Пускай в душевной глубине
Встают и захo(!)дят оне
Безмолвно, как звéзды (!) в ночи, -
Любуйся ими - и молчи.
(Тютчев 2002: 123)
Третье стихотворение построено подобно второму: II строфа - всецело ямбическая, при этом первый, второй и четвертый стихи - это 4-стопный ямб, а третий стих - 3-стопный ямб. I строфа имеет аналогичную структуру, но с двумя отличиями: а)второй стих - 4-иктный дольник; б) в третьем и четвертом стихах есть дополнительное ударение на первом слоге:
Soll ich begraben sein,
Lieg' ich ins tiefe Gras hinein.
Пятое стихотворение - 4-стопный хорей, за исключением первого стиха "Saatengrün, Veilchenduft…", имеющего структуру: - 1 - 0 - 1 - ; и этот пропуск безударного слога в середине стиха - рядовое явление немецкой средневековой поэзии, свидетельствующее о сдвиге от силлабо-тоники к тонике.

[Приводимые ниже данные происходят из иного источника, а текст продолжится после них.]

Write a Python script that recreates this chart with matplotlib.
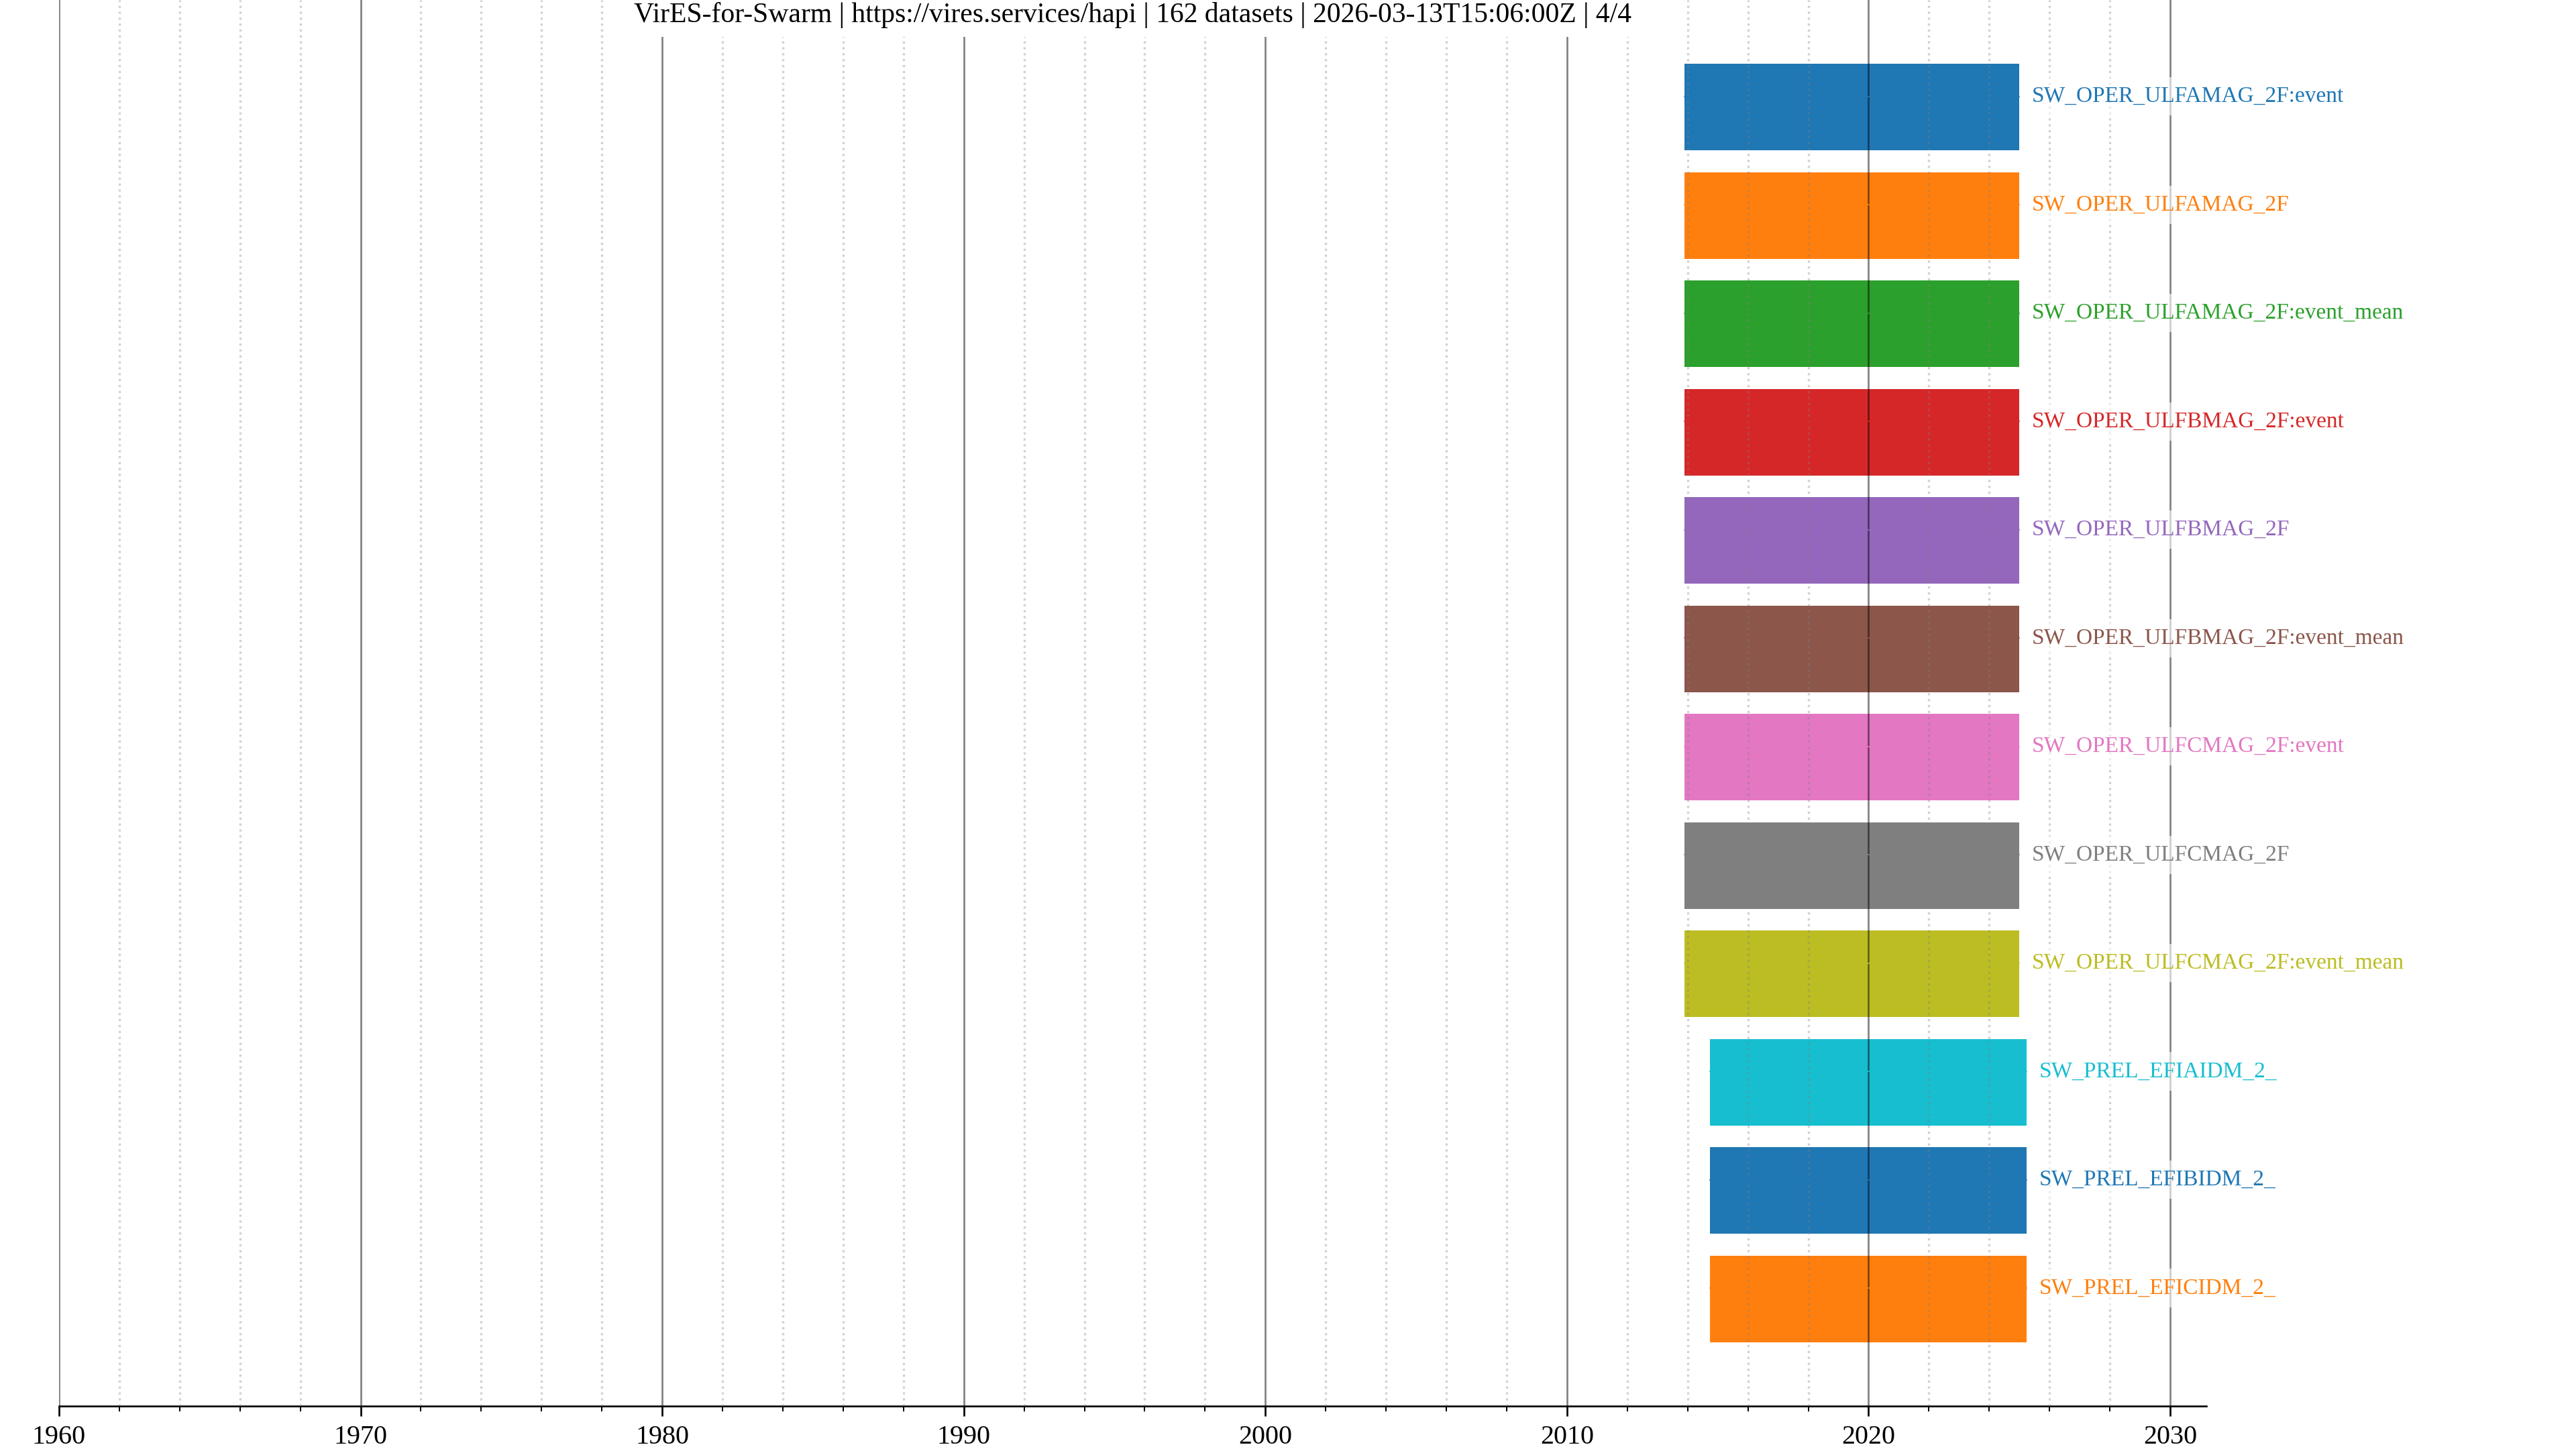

Остальные четыре стихотворения - классическая силлабо-тоника, из них два - хорей и два - ямб при строчном преимуществе хорея. При этом четвертое стихотворение: 4-3-стопный хорей, а восьмое стихотворение: 4-стопный хорей. В свою очередь шестое стихотворение: 4-стопный ямб, а седьмое: 4-3-стопный ямб.

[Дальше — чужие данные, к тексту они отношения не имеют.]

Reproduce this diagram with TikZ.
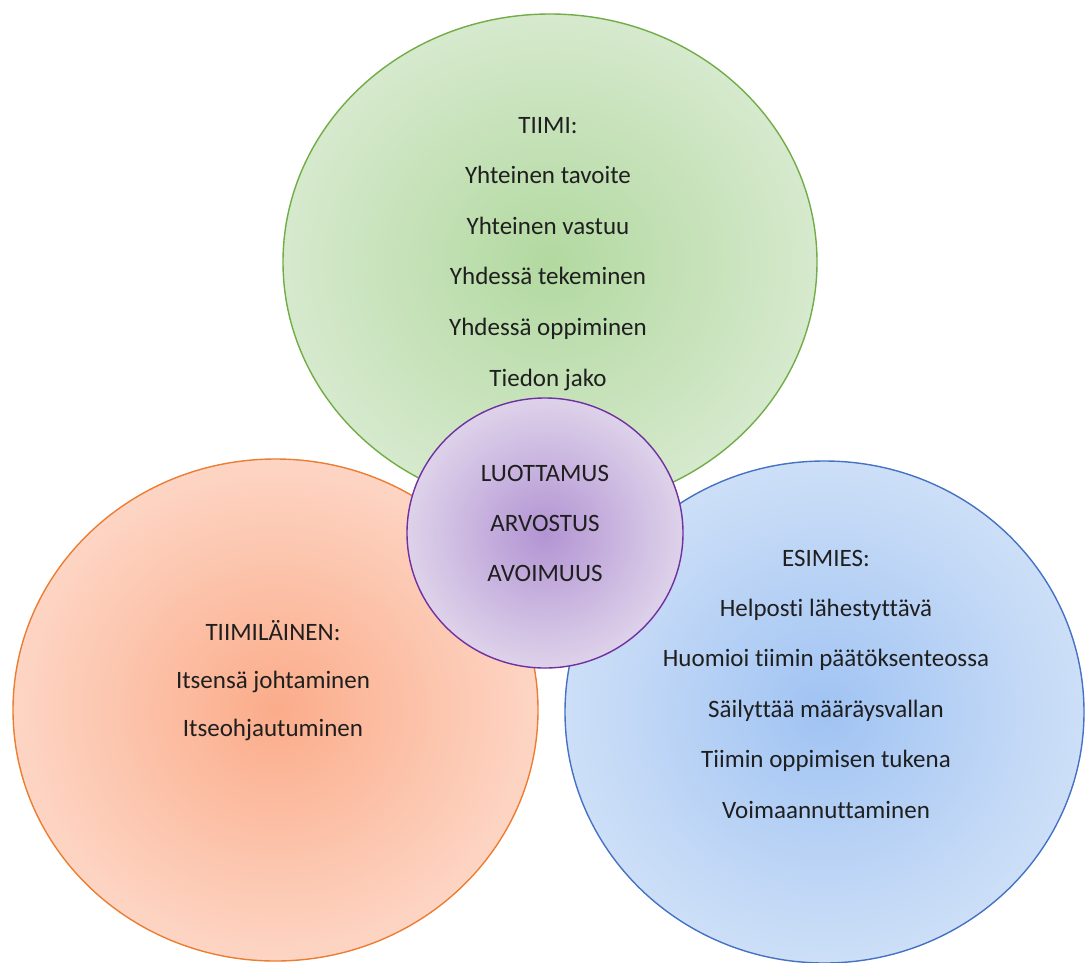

В целом по циклу из 64 стихов - 29 хореев, 28 ямбов, 1 амфибрахий, т.е. 58 силлаботонических стихов и 6 дольников, при этом как силлаботоника, так и дольниковая тоника апеллирует к средневековому поэтическому миру.
Согласно М.Л.Гаспарову, в "рыцарской немецкой лирике <...> силлаботоника сумела установиться на рубеже XII-XIII вв.", в течение XIII века 4- и 3-стопные ямбы и хореи захватывают эпическое пространство: "у Генриха фон Фельдке (1170-е годы) ямбов около 30% строк (с хореями - 40%), у Готфрида Страсбургского и Вольфрама фон Эшенбаха (1200-е годы) - около 60% (с хореями 80%), у Конрада Вюрцбургского (1280-е годы) - около 90-95%" (Гаспаров 1989: 159, 161).
Помимо сказанного, на ритмическую структуру Уланда оказывает влияние многообразная система схемных и сверхсхемных ударений, а также стоп с пропусками схемных ударений, например: "Süßer, goldner Frühlingstag! | Inniges Entzücken!"; "Daß es keinen überrasche, | Mich im grünen Feld zu sehen!" И т.д. И это способствует необычайной ритмической подвижности текста.
То же необходимо сказать и о строфике: 1 стихотворение - четверостишие; 2-ое - две шесистишных строфы; 3-е и 4-е - по два четверостишия; 5-ое - два трехстишия; 6-ое - двухстишие; 7-е - астрофичное восьмистишное стихотворение; 8-е - четыре четверостишия.
Столь же изменчива и рифменная структура.
"Весенние песни" Уланда - это виртуозная ритмическая и графическая игра.
Итак, цикл поэта - это фольклорно-средневековое ритмическое пространство как реконструкция средневекового культурного мира, которое пронизано современными изощренными структурами при всех апелляциях к примитиву.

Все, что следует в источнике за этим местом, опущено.